A few of my neighbors and I appeal the resulting EIS. The Hearings Examiner agrees with us and invalidates the Comp Plan and rezone. A month later, the mayor fires the Hearings Examiner. This was 2012.
In 2013, An international engineering firm with a “team of experts” takes the job of producing a “real” EIS. They accept a lien on the property as guarantee of payment for their services. The new EIS is over 200 pages—very long on detail, and very short on reality. Pretty much everything in it is outrageously inaccurate, but the most outrageous claim they make is that removing the blackberries on the property will provide 30,000 cubic yards of compensatory flood storage (No, I’m not kidding). They continually insist that their LIDAR-generated TOPO map is far more accurate than the conventional survey map. This is because the LIDAR is interpreting the 8′ high blackberry bushes along the slough as solid ground that can be excavated for flood storage.

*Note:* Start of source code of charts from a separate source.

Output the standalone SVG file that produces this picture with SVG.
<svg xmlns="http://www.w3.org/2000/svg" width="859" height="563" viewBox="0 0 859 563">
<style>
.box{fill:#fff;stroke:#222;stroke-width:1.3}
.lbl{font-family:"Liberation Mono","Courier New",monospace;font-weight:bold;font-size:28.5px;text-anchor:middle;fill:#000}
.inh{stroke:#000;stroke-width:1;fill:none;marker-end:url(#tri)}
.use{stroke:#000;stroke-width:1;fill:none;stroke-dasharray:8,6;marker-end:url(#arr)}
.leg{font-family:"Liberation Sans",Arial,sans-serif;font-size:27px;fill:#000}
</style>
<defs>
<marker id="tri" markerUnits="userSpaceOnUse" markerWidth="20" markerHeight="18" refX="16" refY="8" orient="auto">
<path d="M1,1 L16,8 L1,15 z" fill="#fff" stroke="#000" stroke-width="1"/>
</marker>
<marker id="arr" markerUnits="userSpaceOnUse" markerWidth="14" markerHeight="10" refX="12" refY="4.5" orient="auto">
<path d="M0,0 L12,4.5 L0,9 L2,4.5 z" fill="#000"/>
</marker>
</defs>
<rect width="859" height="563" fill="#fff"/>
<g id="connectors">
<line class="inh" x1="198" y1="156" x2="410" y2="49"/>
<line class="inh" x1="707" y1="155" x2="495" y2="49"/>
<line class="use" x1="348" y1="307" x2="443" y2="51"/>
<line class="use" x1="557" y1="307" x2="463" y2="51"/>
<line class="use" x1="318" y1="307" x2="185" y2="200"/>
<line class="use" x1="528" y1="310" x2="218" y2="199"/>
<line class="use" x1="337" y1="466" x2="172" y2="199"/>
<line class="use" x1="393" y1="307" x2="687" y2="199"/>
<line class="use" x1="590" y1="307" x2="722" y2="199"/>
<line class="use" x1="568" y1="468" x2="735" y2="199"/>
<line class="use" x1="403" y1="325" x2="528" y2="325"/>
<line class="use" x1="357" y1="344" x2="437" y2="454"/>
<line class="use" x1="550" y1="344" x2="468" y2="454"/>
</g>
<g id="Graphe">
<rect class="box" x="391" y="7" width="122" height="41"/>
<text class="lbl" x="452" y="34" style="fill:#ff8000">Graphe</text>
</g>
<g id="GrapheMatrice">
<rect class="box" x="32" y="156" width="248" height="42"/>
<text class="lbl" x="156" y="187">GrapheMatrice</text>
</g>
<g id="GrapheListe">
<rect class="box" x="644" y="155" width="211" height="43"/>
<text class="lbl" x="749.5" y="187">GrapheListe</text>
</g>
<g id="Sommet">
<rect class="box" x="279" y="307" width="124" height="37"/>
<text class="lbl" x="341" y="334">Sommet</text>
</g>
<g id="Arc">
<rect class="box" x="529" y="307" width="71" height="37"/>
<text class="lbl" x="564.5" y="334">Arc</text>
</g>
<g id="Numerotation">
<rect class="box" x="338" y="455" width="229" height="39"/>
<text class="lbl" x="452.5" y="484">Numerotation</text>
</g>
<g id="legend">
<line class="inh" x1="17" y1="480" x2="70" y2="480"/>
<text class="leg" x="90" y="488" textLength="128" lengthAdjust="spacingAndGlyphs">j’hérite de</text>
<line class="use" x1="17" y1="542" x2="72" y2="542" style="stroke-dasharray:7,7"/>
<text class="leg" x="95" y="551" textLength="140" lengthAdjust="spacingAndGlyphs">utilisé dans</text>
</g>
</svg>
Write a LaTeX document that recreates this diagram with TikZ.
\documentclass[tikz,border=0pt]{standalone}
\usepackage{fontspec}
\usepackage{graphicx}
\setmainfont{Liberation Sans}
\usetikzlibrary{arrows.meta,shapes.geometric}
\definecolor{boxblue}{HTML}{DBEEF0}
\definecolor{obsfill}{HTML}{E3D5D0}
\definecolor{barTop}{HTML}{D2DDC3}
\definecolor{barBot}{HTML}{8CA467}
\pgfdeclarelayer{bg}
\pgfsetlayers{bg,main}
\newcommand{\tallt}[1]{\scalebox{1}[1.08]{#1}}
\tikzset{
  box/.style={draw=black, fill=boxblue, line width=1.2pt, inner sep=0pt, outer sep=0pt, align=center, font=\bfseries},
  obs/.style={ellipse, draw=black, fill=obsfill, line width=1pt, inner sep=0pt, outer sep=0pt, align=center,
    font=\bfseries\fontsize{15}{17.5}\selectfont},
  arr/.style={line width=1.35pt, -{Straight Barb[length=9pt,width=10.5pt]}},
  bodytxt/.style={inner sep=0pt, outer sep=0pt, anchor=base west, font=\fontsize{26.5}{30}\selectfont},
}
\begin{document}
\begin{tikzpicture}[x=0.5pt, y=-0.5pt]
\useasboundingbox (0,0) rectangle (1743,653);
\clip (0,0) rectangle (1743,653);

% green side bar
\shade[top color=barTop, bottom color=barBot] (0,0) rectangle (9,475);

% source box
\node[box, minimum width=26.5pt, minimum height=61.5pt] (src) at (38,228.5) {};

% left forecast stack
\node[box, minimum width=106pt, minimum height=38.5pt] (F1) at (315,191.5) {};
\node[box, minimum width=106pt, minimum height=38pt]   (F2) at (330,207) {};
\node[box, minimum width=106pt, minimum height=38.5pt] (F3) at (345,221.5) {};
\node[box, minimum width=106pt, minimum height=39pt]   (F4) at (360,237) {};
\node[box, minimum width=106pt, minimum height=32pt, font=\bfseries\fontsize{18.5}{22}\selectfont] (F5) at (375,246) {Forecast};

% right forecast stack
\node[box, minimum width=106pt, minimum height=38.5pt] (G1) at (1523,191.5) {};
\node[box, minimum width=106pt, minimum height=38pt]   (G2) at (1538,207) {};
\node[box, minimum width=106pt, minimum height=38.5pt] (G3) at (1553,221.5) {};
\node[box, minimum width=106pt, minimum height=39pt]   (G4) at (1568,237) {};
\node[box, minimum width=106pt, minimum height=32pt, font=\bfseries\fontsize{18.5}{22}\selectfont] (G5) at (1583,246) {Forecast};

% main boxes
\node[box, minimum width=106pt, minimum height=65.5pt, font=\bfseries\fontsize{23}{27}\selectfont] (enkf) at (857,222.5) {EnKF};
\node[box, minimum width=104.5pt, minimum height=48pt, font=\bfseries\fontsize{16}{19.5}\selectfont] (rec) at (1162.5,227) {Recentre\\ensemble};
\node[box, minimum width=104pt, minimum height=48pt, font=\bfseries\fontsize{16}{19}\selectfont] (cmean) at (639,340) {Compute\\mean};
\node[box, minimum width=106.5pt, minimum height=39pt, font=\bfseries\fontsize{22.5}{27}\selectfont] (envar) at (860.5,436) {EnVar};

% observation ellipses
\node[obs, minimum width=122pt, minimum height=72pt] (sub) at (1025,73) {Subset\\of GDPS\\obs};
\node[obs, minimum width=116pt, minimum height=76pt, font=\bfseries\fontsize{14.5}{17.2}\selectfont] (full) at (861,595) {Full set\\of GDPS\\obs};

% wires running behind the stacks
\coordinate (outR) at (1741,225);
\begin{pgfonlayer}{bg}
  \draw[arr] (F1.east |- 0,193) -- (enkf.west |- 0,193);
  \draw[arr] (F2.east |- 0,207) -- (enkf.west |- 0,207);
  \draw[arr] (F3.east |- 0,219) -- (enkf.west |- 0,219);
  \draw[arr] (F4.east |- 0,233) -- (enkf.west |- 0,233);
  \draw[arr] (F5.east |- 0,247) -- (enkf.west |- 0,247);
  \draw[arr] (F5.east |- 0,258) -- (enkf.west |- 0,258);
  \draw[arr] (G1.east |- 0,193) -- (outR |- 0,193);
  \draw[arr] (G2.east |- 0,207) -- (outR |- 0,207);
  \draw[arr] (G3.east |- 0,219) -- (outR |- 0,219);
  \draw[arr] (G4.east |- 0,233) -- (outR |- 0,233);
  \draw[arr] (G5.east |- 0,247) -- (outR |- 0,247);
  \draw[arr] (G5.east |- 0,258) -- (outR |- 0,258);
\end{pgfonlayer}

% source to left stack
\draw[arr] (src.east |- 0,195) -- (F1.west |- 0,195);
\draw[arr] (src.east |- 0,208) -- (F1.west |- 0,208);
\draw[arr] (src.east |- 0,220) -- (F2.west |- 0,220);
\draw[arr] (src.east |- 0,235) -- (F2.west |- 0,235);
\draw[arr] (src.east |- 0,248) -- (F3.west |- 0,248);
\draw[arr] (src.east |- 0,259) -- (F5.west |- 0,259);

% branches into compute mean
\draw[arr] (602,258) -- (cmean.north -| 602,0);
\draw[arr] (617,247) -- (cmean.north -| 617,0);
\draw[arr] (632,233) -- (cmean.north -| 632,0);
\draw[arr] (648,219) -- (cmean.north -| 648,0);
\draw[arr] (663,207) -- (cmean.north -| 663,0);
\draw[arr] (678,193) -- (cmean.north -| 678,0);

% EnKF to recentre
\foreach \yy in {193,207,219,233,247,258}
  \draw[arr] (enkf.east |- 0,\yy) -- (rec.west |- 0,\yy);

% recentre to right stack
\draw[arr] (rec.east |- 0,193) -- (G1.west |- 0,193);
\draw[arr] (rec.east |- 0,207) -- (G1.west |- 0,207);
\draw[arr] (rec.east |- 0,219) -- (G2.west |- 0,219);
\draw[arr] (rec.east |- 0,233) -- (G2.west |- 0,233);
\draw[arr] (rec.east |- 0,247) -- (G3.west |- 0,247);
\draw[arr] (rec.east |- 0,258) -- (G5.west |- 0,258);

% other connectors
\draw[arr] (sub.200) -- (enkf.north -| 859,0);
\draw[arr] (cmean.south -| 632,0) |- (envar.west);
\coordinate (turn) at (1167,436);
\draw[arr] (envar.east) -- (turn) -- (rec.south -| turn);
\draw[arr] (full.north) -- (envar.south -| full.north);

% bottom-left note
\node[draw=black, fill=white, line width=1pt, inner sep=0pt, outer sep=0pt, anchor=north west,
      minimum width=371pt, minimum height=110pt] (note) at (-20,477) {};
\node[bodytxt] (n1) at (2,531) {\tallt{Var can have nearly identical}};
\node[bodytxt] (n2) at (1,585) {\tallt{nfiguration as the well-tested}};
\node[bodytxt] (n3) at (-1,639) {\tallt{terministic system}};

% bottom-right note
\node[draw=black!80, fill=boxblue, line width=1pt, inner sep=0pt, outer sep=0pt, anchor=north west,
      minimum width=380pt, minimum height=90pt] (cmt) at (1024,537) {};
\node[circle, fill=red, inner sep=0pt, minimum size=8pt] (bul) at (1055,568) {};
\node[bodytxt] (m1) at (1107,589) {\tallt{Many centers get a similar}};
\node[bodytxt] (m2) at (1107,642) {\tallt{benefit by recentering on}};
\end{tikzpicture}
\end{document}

We appeal, but the new Hearings Examiner sides with the City. A special session of the City Council is called on December 26, 2013 to approve the rezone so that the mayor can sign it into law before his four years in office are over.
We appeal to the State Growth Management Hearings Board (GMHB). In September of 2014, the GMHB invalidates the comp plan amendment/rezone and sends it back to the City for a re-think. By this time, the City has spent over $250,000 in taxpayer funds on a private party’s rezone attempt.
When it comes time to decide whether to drop the whole thing or try to address the concerns of the GMHB with a new version of the EIS, one council member is absent. The vote is a tie. In this situation, the new mayor who opposes the rezone is allowed a vote. He breaks the tie. The rezone is finally dead……..we thought. After we all leave the council chamber in celebration, one council member invokes Robert’s Rules of Order and announces his intention to bring the decision back at the next council meeting when his compadre would be present. Of course, the vote goes the other way at that following meeting.
So, here we are. On August 28, 2015, the new 200 page “Supplemental” EIS is published and we are given 30 days to respond. The blackberry bushes are no longer playing a role, but the claims in this new EIS are just as staggeringly bizarre. I turned in my 18 page response. The battle goes on.
You can’t always get what you want, but……this is the photo I did get that night—in between writing like mad to meet the next day’s deadline.